| Child Sexual Abuse and the Churches: a Story of Moral Failure?
By Patrick Parkinson
The Smith Lecture 2013
October 29, 2013
http://smithlecture.org/sites/smithlecture.org/files/downloads/lecture/smith-2013-transcript.pdf
Introduction
Some people may be puzzled, even angered, that the title to this lecture ends in a question-mark. Surely, we already know that the story of child sexual abuse in churches is a story of shocking moral failure. Story after story has appeared in the media in Australia in recent years of terrible sexual exploitation of children – and if that were not bad enough, the cover-up of those crimes by superiors in the Church who, for whatever reason, chose not to involve the police or to act protectively towards children. These are not just Australian stories. In the Catholic Church at least, these patterns have been replicated in many countries across the western world, and it is perhaps just a matter of time before stories emerge from other countries which reveal the same patterns.
In the court of public opinion, then, the judgment has already been delivered. It is only the consequences of that judgment which are still being worked out.

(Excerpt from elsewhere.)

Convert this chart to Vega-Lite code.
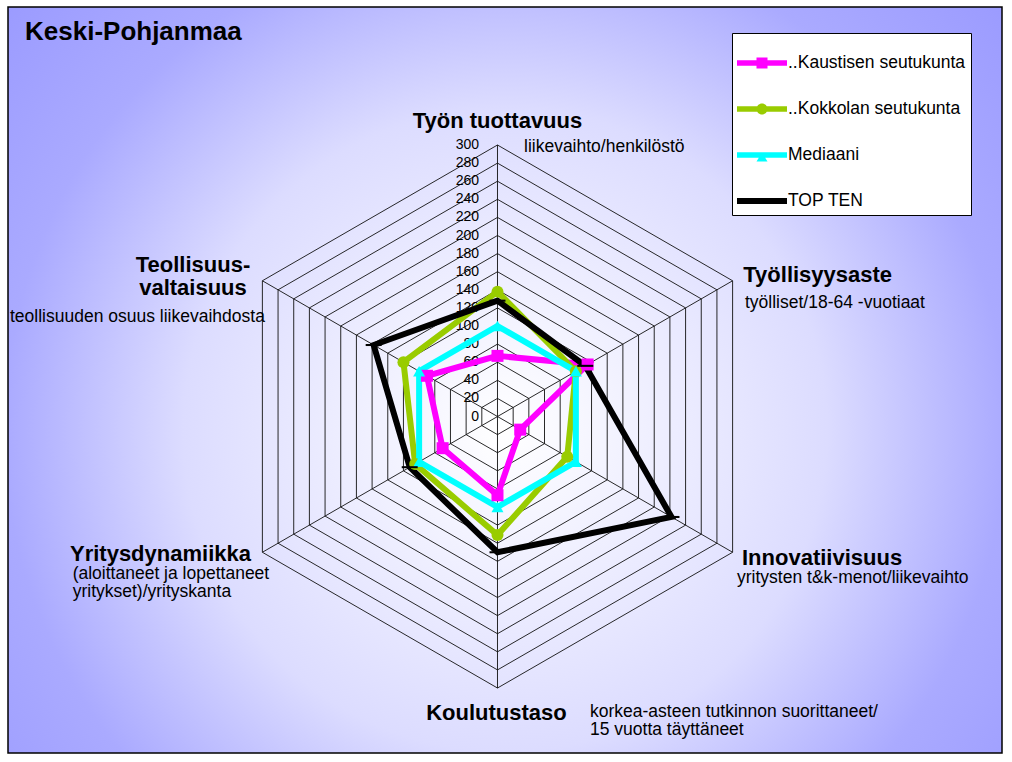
{
  "$schema": "https://vega.github.io/schema/vega-lite/v6.json",
  "width": 1012,
  "height": 762,
  "autosize": {"type": "fit", "contains": "padding"},
  "padding": {"left": 8, "top": 7, "right": 10, "bottom": 9},
  "background": "white",
  "config": {
    "view": {
      "fill": {"gradient": "radial", "x1": 0.5, "y1": 0.55, "x2": 0.5, "y2": 0.55, "r1": 0, "r2": 0.72,
        "stops": [{"offset": 0, "color": "#ffffff"}, {"offset": 0.45, "color": "#dcdcff"}, {"offset": 0.7, "color": "#aaaaff"}, {"offset": 1, "color": "#9595ff"}]},
      "stroke": "black",
      "strokeWidth": 1.5
    },
    "font": "Liberation Sans",
    "text": {"font": "Liberation Sans", "color": "black"},
    "legend": {"strokeWidth": 1}
  },
  "title": {"text": "Keski-Pohjanmaa", "anchor": "start", "frame": "group", "orient": "top", "offset": -59, "baseline": "alphabetic", "dx": 17, "fontSize": 26, "fontWeight": "bold", "font": "Liberation Sans", "color": "black"},
  "datasets": {
    "series": [
      {"series": "..Kaustisen seutukunta", "k": 0, "value": 67},
      {"series": "..Kaustisen seutukunta", "k": 1, "value": 115},
      {"series": "..Kaustisen seutukunta", "k": 2, "value": 29},
      {"series": "..Kaustisen seutukunta", "k": 3, "value": 87},
      {"series": "..Kaustisen seutukunta", "k": 4, "value": 70},
      {"series": "..Kaustisen seutukunta", "k": 5, "value": 90},
      {"series": "..Kokkolan seutukunta", "k": 0, "value": 138},
      {"series": "..Kokkolan seutukunta", "k": 1, "value": 100},
      {"series": "..Kokkolan seutukunta", "k": 2, "value": 89},
      {"series": "..Kokkolan seutukunta", "k": 3, "value": 131},
      {"series": "..Kokkolan seutukunta", "k": 4, "value": 105},
      {"series": "..Kokkolan seutukunta", "k": 5, "value": 120},
      {"series": "Mediaani", "k": 0, "value": 100},
      {"series": "Mediaani", "k": 1, "value": 100},
      {"series": "Mediaani", "k": 2, "value": 100},
      {"series": "Mediaani", "k": 3, "value": 100},
      {"series": "Mediaani", "k": 4, "value": 100},
      {"series": "Mediaani", "k": 5, "value": 100},
      {"series": "TOP TEN", "k": 0, "value": 128},
      {"series": "TOP TEN", "k": 1, "value": 112},
      {"series": "TOP TEN", "k": 2, "value": 222},
      {"series": "TOP TEN", "k": 3, "value": 150},
      {"series": "TOP TEN", "k": 4, "value": 112},
      {"series": "TOP TEN", "k": 5, "value": 158}
    ],
    "cats": [
      {"k": 0, "name": "Työn tuottavuus", "sub": "liikevaihto/henkilöstö", "rings": [20,40,60,80,100,120,140,160,180,200,220,240,260,280,300]},
      {"k": 1, "name": "Työllisyysaste", "sub": "työlliset/18-64 -vuotiaat", "rings": [20,40,60,80,100,120,140,160,180,200,220,240,260,280,300]},
      {"k": 2, "name": "Innovatiivisuus", "sub": "yritysten t&k-menot/liikevaihto", "rings": [20,40,60,80,100,120,140,160,180,200,220,240,260,280,300]},
      {"k": 3, "name": "Koulutustaso", "sub": "korkea-asteen tutkinnon suorittaneet/\n15 vuotta täyttäneet", "rings": [20,40,60,80,100,120,140,160,180,200,220,240,260,280,300]},
      {"k": 4, "name": "Yritysdynamiikka", "sub": "(aloittaneet ja lopettaneet\nyritykset)/yrityskanta", "rings": [20,40,60,80,100,120,140,160,180,200,220,240,260,280,300]},
      {"k": 5, "name": "Teollisuus-\nvaltaisuus", "sub": "teollisuuden osuus liikevaihdosta", "rings": [20,40,60,80,100,120,140,160,180,200,220,240,260,280,300]}
    ],
    "ticks": [{"v": 0}, {"v": 20}, {"v": 40}, {"v": 60}, {"v": 80}, {"v": 100}, {"v": 120}, {"v": 140}, {"v": 160}, {"v": 180}, {"v": 200}, {"v": 220}, {"v": 240}, {"v": 260}, {"v": 280}, {"v": 300}]
  },
  "encoding": {
    "x": {"field": "x", "type": "quantitative", "scale": {"domain": [-540.9, 557.5], "nice": false, "zero": false}, "axis": null},
    "y": {"field": "y", "type": "quantitative", "scale": {"domain": [-371.8, 452.5], "nice": false, "zero": false}, "axis": null}
  },
  "layer": [
    {
      "data": {"name": "cats"},
      "transform": [
        {"flatten": ["rings"], "as": ["ring"]},
        {"calculate": "datum.ring*sin(datum.k*PI/3)", "as": "x"},
        {"calculate": "datum.ring*cos(datum.k*PI/3)", "as": "y"}
      ],
      "mark": {"type": "line", "interpolate": "linear-closed", "color": "#111111", "strokeWidth": 0.9},
      "encoding": {"detail": {"field": "ring"}, "order": {"field": "k"}}
    },
    {
      "data": {"name": "cats"},
      "transform": [
        {"calculate": "300*sin(datum.k*PI/3)", "as": "x"},
        {"calculate": "300*cos(datum.k*PI/3)", "as": "y"}
      ],
      "mark": {"type": "rule", "color": "#111111", "strokeWidth": 0.9},
      "encoding": {"x2": {"datum": 0}, "y2": {"datum": 0}}
    },
    {
      "data": {"name": "ticks"},
      "transform": [
        {"calculate": "0", "as": "x"},
        {"calculate": "datum.v", "as": "y"}
      ],
      "mark": {"type": "text", "align": "right", "baseline": "middle", "dx": -18.5, "fontSize": 14},
      "encoding": {"text": {"field": "v", "type": "quantitative"}}
    },
    {
      "data": {"name": "series"},
      "transform": [
        {"calculate": "datum.value*sin(datum.k*PI/3)", "as": "x"},
        {"calculate": "datum.value*cos(datum.k*PI/3)", "as": "y"}
      ],
      "mark": {"type": "line", "interpolate": "linear-closed", "strokeWidth": 6},
      "encoding": {
        "color": {"field": "series", "type": "nominal", "scale": {"domain": ["..Kaustisen seutukunta", "..Kokkolan seutukunta", "Mediaani", "TOP TEN"], "range": ["#ff00ff", "#99cc00", "#00ffff", "#000000"]}, "legend": null},
        "order": {"field": "k"}
      }
    },
    {
      "data": {"name": "series"},
      "transform": [
        {"calculate": "datum.value*sin(datum.k*PI/3)", "as": "x"},
        {"calculate": "datum.value*cos(datum.k*PI/3)", "as": "y"}
      ],
      "mark": {"type": "point", "filled": true, "opacity": 1, "size": 144},
      "encoding": {
        "color": {"field": "series", "type": "nominal", "scale": {"domain": ["..Kaustisen seutukunta", "..Kokkolan seutukunta", "Mediaani", "TOP TEN"], "range": ["#ff00ff", "#99cc00", "#00ffff", "#000000"]}, "legend": null},
        "shape": {"field": "series", "type": "nominal", "scale": {"domain": ["..Kaustisen seutukunta", "..Kokkolan seutukunta", "Mediaani", "TOP TEN"], "range": ["square", "circle", "triangle-up", "M-1.33,-0.17H1.33V0.17H-1.33Z"]}, "legend": null}
      }
    },
    {
      "data": {"name": "series"},
      "transform": [
        {"calculate": "datum.value*sin(datum.k*PI/3)", "as": "x"},
        {"calculate": "datum.value*cos(datum.k*PI/3)", "as": "y"}
      ],
      "mark": {"type": "point", "filled": true, "opacity": 0},
      "encoding": {
        "color": {"field": "series", "type": "nominal", "scale": {"domain": ["..Kaustisen seutukunta", "..Kokkolan seutukunta", "Mediaani", "TOP TEN"], "range": ["#ff00ff", "#99cc00", "#00ffff", "#000000"]},
          "legend": {"title": null, "orient": "none", "legendX": 724, "legendY": 26, "fillColor": "white", "strokeColor": "black", "padding": 5, "symbolSize": 2500, "symbolStrokeWidth": 0, "symbolOpacity": 1, "labelFontSize": 17.5, "labelFont": "Liberation Sans", "labelColor": "black", "labelLimit": 400, "labelOffset": 1, "rowPadding": 12}},
        "shape": {"field": "series", "type": "nominal", "scale": {"domain": ["..Kaustisen seutukunta", "..Kokkolan seutukunta", "Mediaani", "TOP TEN"], "range": [
          "M-1,-0.11H1V0.11H-1Z M-0.22,-0.22H0.22V0.22H-0.22Z",
          "M-1,-0.11H1V0.11H-1Z M-0.22,0A0.22,0.22,0,1,1,0.22,0A0.22,0.22,0,1,1,-0.22,0Z",
          "M-1,-0.11H1V0.11H-1Z M0,-0.1L0.22,0.26H-0.22Z",
          "M-1,-0.12H1V0.12H-1Z"]},
          "legend": {"title": null, "orient": "none", "legendX": 724, "legendY": 26, "fillColor": "white", "strokeColor": "black", "padding": 5, "symbolSize": 2500, "symbolStrokeWidth": 0, "symbolOpacity": 1, "labelFontSize": 17.5, "labelFont": "Liberation Sans", "labelColor": "black", "labelLimit": 400, "labelOffset": 1, "rowPadding": 12}}
      }
    },
    {
      "data": {"name": "cats"},
      "transform": [{"filter": "datum.k == 0"}, {"calculate": "300*sin(datum.k*PI/3)", "as": "x"}, {"calculate": "300*cos(datum.k*PI/3)", "as": "y"}],
      "mark": {"type": "text", "align": "center", "baseline": "alphabetic", "dx": 0, "dy": -17, "fontSize": 22, "fontWeight": "bold"},
      "encoding": {"text": {"field": "name"}}
    },
    {
      "data": {"name": "cats"},
      "transform": [{"filter": "datum.k == 1"}, {"calculate": "300*sin(datum.k*PI/3)", "as": "x"}, {"calculate": "300*cos(datum.k*PI/3)", "as": "y"}],
      "mark": {"type": "text", "align": "left", "baseline": "alphabetic", "dx": 10.7, "dy": 1, "fontSize": 22, "fontWeight": "bold"},
      "encoding": {"text": {"field": "name"}}
    },
    {
      "data": {"name": "cats"},
      "transform": [{"filter": "datum.k == 2"}, {"calculate": "300*sin(datum.k*PI/3)", "as": "x"}, {"calculate": "300*cos(datum.k*PI/3)", "as": "y"}],
      "mark": {"type": "text", "align": "left", "baseline": "alphabetic", "dx": 9.4, "dy": 12.75, "fontSize": 22, "fontWeight": "bold"},
      "encoding": {"text": {"field": "name"}}
    },
    {
      "data": {"name": "cats"},
      "transform": [{"filter": "datum.k == 3"}, {"calculate": "300*sin(datum.k*PI/3)", "as": "x"}, {"calculate": "300*cos(datum.k*PI/3)", "as": "y"}],
      "mark": {"type": "text", "align": "center", "baseline": "alphabetic", "dx": -1, "dy": 32, "fontSize": 22, "fontWeight": "bold"},
      "encoding": {"text": {"field": "name"}}
    },
    {
      "data": {"name": "cats"},
      "transform": [{"filter": "datum.k == 4"}, {"calculate": "300*sin(datum.k*PI/3)", "as": "x"}, {"calculate": "300*cos(datum.k*PI/3)", "as": "y"}],
      "mark": {"type": "text", "align": "left", "baseline": "alphabetic", "dx": -192.4, "dy": 8.75, "fontSize": 22, "fontWeight": "bold"},
      "encoding": {"text": {"field": "name"}}
    },
    {
      "data": {"name": "cats"},
      "transform": [{"filter": "datum.k == 5"}, {"calculate": "300*sin(datum.k*PI/3)", "as": "x"}, {"calculate": "300*cos(datum.k*PI/3)", "as": "y"}],
      "mark": {"type": "text", "align": "center", "baseline": "alphabetic", "dx": -69.4, "dy": -9, "fontSize": 22, "fontWeight": "bold", "lineBreak": "\n", "lineHeight": 23.3},
      "encoding": {"text": {"field": "name"}}
    },
    {
      "data": {"name": "cats"},
      "transform": [{"filter": "datum.k == 0"}, {"calculate": "300*sin(datum.k*PI/3)", "as": "x"}, {"calculate": "300*cos(datum.k*PI/3)", "as": "y"}],
      "mark": {"type": "text", "align": "left", "baseline": "alphabetic", "dx": 26.5, "dy": 6.7, "fontSize": 17.5},
      "encoding": {"text": {"field": "sub"}}
    },
    {
      "data": {"name": "cats"},
      "transform": [{"filter": "datum.k == 1"}, {"calculate": "300*sin(datum.k*PI/3)", "as": "x"}, {"calculate": "300*cos(datum.k*PI/3)", "as": "y"}],
      "mark": {"type": "text", "align": "left", "baseline": "alphabetic", "dx": 12.4, "dy": 27.6, "fontSize": 17.5},
      "encoding": {"text": {"field": "sub"}}
    },
    {
      "data": {"name": "cats"},
      "transform": [{"filter": "datum.k == 2"}, {"calculate": "300*sin(datum.k*PI/3)", "as": "x"}, {"calculate": "300*cos(datum.k*PI/3)", "as": "y"}],
      "mark": {"type": "text", "align": "left", "baseline": "alphabetic", "dx": 4.4, "dy": 31, "fontSize": 17.5},
      "encoding": {"text": {"field": "sub"}}
    },
    {
      "data": {"name": "cats"},
      "transform": [{"filter": "datum.k == 3"}, {"calculate": "300*sin(datum.k*PI/3)", "as": "x"}, {"calculate": "300*cos(datum.k*PI/3)", "as": "y"}],
      "mark": {"type": "text", "align": "left", "baseline": "alphabetic", "dx": 92.5, "dy": 29, "fontSize": 17.5, "lineBreak": "\n", "lineHeight": 18},
      "encoding": {"text": {"field": "sub"}}
    },
    {
      "data": {"name": "cats"},
      "transform": [{"filter": "datum.k == 4"}, {"calculate": "300*sin(datum.k*PI/3)", "as": "x"}, {"calculate": "300*cos(datum.k*PI/3)", "as": "y"}],
      "mark": {"type": "text", "align": "left", "baseline": "alphabetic", "dx": -189.7, "dy": 26.75, "fontSize": 17.5, "lineBreak": "\n", "lineHeight": 17.7},
      "encoding": {"text": {"field": "sub"}}
    },
    {
      "data": {"name": "cats"},
      "transform": [{"filter": "datum.k == 5"}, {"calculate": "300*sin(datum.k*PI/3)", "as": "x"}, {"calculate": "300*cos(datum.k*PI/3)", "as": "y"}],
      "mark": {"type": "text", "align": "left", "baseline": "alphabetic", "dx": -252.4, "dy": 41, "fontSize": 17.5},
      "encoding": {"text": {"field": "sub"}}
    }
  ],
  "resolve": {"scale": {"color": "independent", "shape": "independent"}}
}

In this lecture, I will not for one moment deny that there have been serious moral failures, and it is likely that these are to be found in all churches over the years. I have played a small part in exposing some of those failures, in challenging wrongdoing, and seeking to promote higher standards of child protection in church communities. 1 I offer no defence for the failure of the churches, except to say that if the churches are particularly in the firing line now – and they are – it should be noted that it was so often the churches that were involved in caring for those that no-one else cared for. It was the churches that ran orphanages and children’s homes, that established boarding schools at a low cost to give educational opportunities to children from the country. It is churches which have been at the forefront of community life from one end of Australia to another, providing Sunday Schools, youth clubs and holiday camps. The moral failures of the churches ought to be assessed against the background of that enormous contribution to the care of children over the last century and more.